▼▼▼

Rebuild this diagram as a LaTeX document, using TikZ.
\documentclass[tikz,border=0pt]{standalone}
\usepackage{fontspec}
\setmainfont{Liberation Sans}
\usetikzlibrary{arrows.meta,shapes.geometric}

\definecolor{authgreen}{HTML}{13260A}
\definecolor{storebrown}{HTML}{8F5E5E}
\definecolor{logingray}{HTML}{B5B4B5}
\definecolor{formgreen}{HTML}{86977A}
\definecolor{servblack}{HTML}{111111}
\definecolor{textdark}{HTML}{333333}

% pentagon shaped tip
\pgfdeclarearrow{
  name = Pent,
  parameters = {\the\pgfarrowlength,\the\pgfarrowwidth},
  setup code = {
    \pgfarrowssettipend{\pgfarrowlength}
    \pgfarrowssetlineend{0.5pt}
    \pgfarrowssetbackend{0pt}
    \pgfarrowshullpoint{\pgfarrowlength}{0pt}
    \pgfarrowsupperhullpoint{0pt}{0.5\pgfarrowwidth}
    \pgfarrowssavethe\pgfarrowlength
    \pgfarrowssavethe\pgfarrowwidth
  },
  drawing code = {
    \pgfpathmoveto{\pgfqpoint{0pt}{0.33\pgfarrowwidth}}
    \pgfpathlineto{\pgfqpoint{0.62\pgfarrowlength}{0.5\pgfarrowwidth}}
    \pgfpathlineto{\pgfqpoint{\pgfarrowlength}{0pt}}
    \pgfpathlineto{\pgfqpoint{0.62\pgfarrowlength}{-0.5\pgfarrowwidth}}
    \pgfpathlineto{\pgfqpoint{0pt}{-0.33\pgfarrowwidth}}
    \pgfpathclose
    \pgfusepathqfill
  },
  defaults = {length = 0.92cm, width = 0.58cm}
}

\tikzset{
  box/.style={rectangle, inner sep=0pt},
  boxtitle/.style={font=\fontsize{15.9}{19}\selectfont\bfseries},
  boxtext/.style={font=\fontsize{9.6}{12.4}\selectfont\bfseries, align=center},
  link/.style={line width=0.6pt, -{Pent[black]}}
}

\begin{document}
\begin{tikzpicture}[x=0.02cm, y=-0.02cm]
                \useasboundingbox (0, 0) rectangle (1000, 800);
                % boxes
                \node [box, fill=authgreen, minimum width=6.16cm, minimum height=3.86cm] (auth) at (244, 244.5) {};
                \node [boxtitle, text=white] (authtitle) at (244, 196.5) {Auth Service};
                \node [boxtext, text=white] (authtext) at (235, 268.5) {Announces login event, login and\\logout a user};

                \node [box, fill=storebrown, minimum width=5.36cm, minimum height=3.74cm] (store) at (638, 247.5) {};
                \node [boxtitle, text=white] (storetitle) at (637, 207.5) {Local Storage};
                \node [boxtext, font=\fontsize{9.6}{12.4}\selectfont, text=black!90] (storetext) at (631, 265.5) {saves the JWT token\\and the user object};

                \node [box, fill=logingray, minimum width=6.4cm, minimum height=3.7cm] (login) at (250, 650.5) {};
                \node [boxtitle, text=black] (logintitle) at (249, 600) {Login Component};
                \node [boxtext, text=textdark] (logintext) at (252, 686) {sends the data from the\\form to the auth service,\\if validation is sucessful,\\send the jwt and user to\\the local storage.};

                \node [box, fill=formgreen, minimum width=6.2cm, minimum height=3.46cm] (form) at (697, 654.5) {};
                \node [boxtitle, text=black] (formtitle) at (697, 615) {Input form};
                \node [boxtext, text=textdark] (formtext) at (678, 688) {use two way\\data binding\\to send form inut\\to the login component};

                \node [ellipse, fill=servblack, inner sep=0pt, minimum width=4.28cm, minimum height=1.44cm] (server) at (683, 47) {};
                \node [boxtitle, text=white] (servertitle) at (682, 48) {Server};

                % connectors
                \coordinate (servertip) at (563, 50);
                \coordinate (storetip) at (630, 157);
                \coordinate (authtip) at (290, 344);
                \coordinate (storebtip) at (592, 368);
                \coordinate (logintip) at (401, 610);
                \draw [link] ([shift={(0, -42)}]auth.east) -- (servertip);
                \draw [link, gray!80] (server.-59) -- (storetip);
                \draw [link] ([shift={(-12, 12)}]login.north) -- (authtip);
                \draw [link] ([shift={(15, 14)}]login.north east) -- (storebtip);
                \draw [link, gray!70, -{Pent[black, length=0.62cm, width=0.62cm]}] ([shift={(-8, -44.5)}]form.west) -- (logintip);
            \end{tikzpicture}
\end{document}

▲▲▲

STATED EXERCISE: Give again, word for word, the lines of the listing, starting at its first line and ending with the line containing "[boxtext, text=white] (authtext)".

ANSWER BELOW:
Rebuild this diagram as a LaTeX document, using TikZ.
\documentclass[tikz,border=0pt]{standalone}
\usepackage{fontspec}
\setmainfont{Liberation Sans}
\usetikzlibrary{arrows.meta,shapes.geometric}

\definecolor{authgreen}{HTML}{13260A}
\definecolor{storebrown}{HTML}{8F5E5E}
\definecolor{logingray}{HTML}{B5B4B5}
\definecolor{formgreen}{HTML}{86977A}
\definecolor{servblack}{HTML}{111111}
\definecolor{textdark}{HTML}{333333}

% pentagon shaped tip
\pgfdeclarearrow{
  name = Pent,
  parameters = {\the\pgfarrowlength,\the\pgfarrowwidth},
  setup code = {
    \pgfarrowssettipend{\pgfarrowlength}
    \pgfarrowssetlineend{0.5pt}
    \pgfarrowssetbackend{0pt}
    \pgfarrowshullpoint{\pgfarrowlength}{0pt}
    \pgfarrowsupperhullpoint{0pt}{0.5\pgfarrowwidth}
    \pgfarrowssavethe\pgfarrowlength
    \pgfarrowssavethe\pgfarrowwidth
  },
  drawing code = {
    \pgfpathmoveto{\pgfqpoint{0pt}{0.33\pgfarrowwidth}}
    \pgfpathlineto{\pgfqpoint{0.62\pgfarrowlength}{0.5\pgfarrowwidth}}
    \pgfpathlineto{\pgfqpoint{\pgfarrowlength}{0pt}}
    \pgfpathlineto{\pgfqpoint{0.62\pgfarrowlength}{-0.5\pgfarrowwidth}}
    \pgfpathlineto{\pgfqpoint{0pt}{-0.33\pgfarrowwidth}}
    \pgfpathclose
    \pgfusepathqfill
  },
  defaults = {length = 0.92cm, width = 0.58cm}
}

\tikzset{
  box/.style={rectangle, inner sep=0pt},
  boxtitle/.style={font=\fontsize{15.9}{19}\selectfont\bfseries},
  boxtext/.style={font=\fontsize{9.6}{12.4}\selectfont\bfseries, align=center},
  link/.style={line width=0.6pt, -{Pent[black]}}
}

\begin{document}
\begin{tikzpicture}[x=0.02cm, y=-0.02cm]
                \useasboundingbox (0, 0) rectangle (1000, 800);
                % boxes
                \node [box, fill=authgreen, minimum width=6.16cm, minimum height=3.86cm] (auth) at (244, 244.5) {};
                \node [boxtitle, text=white] (authtitle) at (244, 196.5) {Auth Service};
                \node [boxtext, text=white] (authtext) at (235, 268.5) {Announces login event, login and\\logout a user};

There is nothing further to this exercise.